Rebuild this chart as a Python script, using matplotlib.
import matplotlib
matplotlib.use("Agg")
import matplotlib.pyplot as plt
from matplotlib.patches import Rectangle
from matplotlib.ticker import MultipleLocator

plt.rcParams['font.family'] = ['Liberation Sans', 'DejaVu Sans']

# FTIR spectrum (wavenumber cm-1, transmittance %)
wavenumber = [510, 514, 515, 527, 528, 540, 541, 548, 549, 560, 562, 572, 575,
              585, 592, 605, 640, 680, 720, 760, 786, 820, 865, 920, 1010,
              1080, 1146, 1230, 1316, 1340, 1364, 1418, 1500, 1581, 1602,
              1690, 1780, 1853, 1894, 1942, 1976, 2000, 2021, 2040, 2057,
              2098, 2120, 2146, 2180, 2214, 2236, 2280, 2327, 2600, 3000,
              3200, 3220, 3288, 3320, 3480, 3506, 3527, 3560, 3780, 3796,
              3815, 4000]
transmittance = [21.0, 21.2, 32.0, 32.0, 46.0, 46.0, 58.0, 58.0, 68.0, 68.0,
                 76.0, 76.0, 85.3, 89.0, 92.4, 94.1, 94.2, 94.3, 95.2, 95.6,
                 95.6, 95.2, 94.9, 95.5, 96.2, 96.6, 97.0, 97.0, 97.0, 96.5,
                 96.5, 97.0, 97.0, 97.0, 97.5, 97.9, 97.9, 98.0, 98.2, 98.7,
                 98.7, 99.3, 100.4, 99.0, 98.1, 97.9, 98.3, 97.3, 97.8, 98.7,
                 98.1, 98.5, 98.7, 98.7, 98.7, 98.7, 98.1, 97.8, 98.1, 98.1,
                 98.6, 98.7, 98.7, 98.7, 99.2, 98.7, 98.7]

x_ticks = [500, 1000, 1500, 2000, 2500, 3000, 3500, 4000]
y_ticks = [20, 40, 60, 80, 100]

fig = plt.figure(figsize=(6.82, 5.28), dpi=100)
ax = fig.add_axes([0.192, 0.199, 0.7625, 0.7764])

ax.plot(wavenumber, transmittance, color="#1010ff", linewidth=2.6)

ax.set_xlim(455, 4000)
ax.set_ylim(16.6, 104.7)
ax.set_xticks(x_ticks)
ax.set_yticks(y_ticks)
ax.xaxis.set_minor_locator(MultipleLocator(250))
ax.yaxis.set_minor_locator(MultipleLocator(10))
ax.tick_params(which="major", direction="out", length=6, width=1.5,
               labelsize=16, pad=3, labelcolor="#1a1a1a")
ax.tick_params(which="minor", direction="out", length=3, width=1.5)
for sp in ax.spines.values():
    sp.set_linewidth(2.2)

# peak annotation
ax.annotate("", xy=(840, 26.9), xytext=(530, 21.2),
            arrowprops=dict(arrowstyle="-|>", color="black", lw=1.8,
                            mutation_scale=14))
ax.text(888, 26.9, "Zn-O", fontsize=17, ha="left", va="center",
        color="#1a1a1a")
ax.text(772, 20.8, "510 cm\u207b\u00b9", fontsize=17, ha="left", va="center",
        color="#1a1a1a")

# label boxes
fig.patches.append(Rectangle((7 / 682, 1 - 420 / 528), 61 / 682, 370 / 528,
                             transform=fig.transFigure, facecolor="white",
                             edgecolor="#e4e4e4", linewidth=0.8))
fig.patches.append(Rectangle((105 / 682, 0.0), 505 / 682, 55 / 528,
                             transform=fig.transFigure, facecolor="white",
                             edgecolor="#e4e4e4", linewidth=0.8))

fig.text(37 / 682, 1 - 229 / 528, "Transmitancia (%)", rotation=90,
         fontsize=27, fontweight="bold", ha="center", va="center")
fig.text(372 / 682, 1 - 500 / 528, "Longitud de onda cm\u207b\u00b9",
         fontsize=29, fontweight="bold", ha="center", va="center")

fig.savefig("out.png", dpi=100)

..........

* **DIRECTION**:
State the number of lines in this listing that contain the string "matplotlib", and add nothing else.

* **EXERCISE RESULT**:
6